----- Data shown -----

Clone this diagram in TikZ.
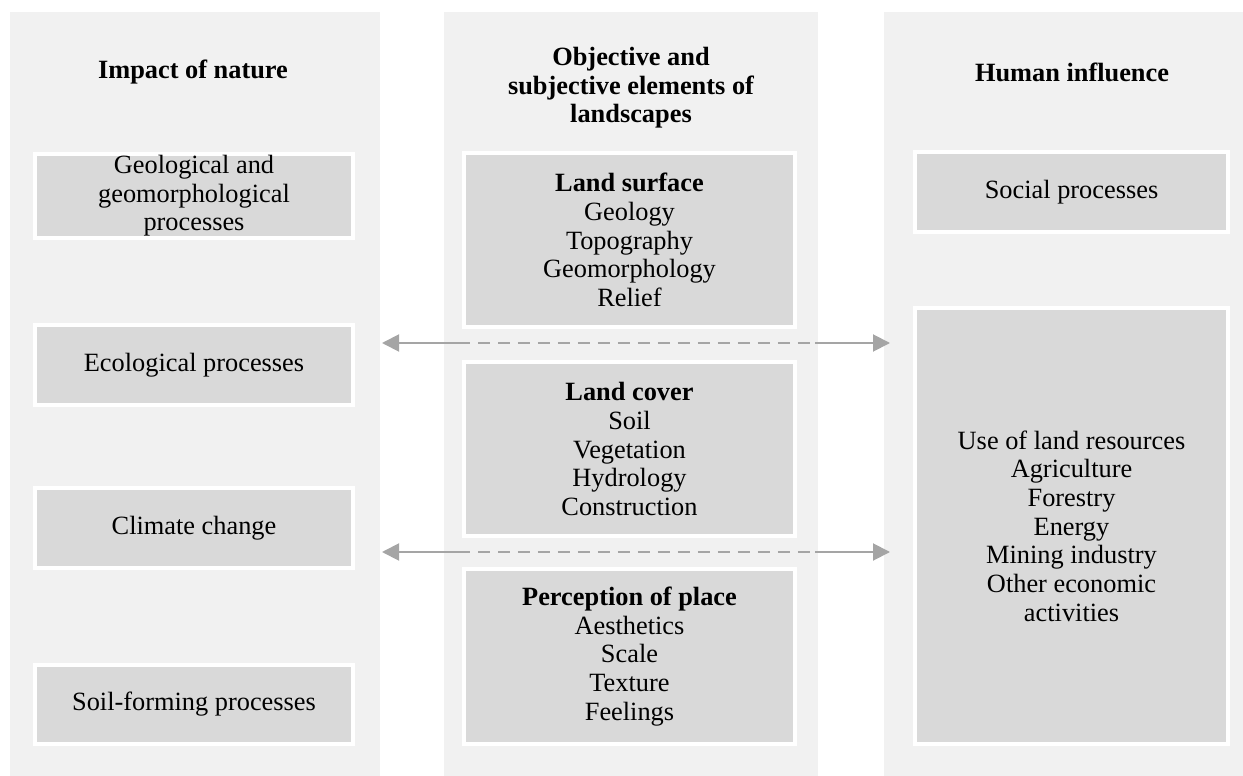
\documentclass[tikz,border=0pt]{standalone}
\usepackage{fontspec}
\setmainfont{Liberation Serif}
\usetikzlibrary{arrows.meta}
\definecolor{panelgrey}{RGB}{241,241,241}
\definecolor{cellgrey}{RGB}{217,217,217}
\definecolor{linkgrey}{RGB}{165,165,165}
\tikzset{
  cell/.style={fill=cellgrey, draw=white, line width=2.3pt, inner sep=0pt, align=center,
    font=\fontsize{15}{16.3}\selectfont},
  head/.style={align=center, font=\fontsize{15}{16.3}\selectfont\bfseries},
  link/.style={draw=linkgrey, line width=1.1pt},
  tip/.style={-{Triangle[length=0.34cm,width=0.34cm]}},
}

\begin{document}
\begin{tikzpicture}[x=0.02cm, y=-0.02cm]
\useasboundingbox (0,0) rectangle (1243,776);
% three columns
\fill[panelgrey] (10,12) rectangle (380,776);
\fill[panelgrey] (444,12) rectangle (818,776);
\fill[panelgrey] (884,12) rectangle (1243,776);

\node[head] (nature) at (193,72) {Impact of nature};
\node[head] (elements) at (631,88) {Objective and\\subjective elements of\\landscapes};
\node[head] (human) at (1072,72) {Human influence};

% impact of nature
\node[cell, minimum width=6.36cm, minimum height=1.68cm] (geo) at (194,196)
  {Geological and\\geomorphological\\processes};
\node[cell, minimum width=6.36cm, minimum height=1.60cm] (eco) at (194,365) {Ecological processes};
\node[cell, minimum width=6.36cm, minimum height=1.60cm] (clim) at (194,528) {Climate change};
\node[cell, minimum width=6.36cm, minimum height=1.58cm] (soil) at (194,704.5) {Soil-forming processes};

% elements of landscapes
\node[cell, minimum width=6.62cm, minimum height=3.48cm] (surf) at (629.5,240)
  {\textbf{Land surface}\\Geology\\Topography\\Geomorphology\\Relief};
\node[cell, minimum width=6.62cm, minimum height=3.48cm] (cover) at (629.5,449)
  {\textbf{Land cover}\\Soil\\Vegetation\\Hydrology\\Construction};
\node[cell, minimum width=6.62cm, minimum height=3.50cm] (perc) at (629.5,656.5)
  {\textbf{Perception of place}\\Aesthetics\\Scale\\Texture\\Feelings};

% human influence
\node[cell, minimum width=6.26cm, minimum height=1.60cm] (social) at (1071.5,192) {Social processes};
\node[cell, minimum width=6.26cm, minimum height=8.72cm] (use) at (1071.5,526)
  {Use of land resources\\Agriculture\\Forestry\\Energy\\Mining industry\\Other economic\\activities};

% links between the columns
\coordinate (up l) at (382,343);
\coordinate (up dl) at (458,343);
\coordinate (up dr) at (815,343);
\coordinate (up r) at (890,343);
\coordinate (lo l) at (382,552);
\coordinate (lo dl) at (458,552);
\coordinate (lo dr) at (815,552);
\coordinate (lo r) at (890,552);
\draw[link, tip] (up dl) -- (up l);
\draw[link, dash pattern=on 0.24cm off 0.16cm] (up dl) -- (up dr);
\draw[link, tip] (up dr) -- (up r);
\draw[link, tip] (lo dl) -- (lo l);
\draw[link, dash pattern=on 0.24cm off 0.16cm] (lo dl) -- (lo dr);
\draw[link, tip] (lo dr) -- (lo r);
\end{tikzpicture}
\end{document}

-----

Leave out the pictures. Transcribe only the lines above, from the first through the one that contains "width=6.36cm, minimum height=1.58cm]".

### Task result
Clone this diagram in TikZ.
\documentclass[tikz,border=0pt]{standalone}
\usepackage{fontspec}
\setmainfont{Liberation Serif}
\usetikzlibrary{arrows.meta}
\definecolor{panelgrey}{RGB}{241,241,241}
\definecolor{cellgrey}{RGB}{217,217,217}
\definecolor{linkgrey}{RGB}{165,165,165}
\tikzset{
  cell/.style={fill=cellgrey, draw=white, line width=2.3pt, inner sep=0pt, align=center,
    font=\fontsize{15}{16.3}\selectfont},
  head/.style={align=center, font=\fontsize{15}{16.3}\selectfont\bfseries},
  link/.style={draw=linkgrey, line width=1.1pt},
  tip/.style={-{Triangle[length=0.34cm,width=0.34cm]}},
}

\begin{document}
\begin{tikzpicture}[x=0.02cm, y=-0.02cm]
\useasboundingbox (0,0) rectangle (1243,776);
% three columns
\fill[panelgrey] (10,12) rectangle (380,776);
\fill[panelgrey] (444,12) rectangle (818,776);
\fill[panelgrey] (884,12) rectangle (1243,776);

\node[head] (nature) at (193,72) {Impact of nature};
\node[head] (elements) at (631,88) {Objective and\\subjective elements of\\landscapes};
\node[head] (human) at (1072,72) {Human influence};

% impact of nature
\node[cell, minimum width=6.36cm, minimum height=1.68cm] (geo) at (194,196)
  {Geological and\\geomorphological\\processes};
\node[cell, minimum width=6.36cm, minimum height=1.60cm] (eco) at (194,365) {Ecological processes};
\node[cell, minimum width=6.36cm, minimum height=1.60cm] (clim) at (194,528) {Climate change};
\node[cell, minimum width=6.36cm, minimum height=1.58cm] (soil) at (194,704.5) {Soil-forming processes};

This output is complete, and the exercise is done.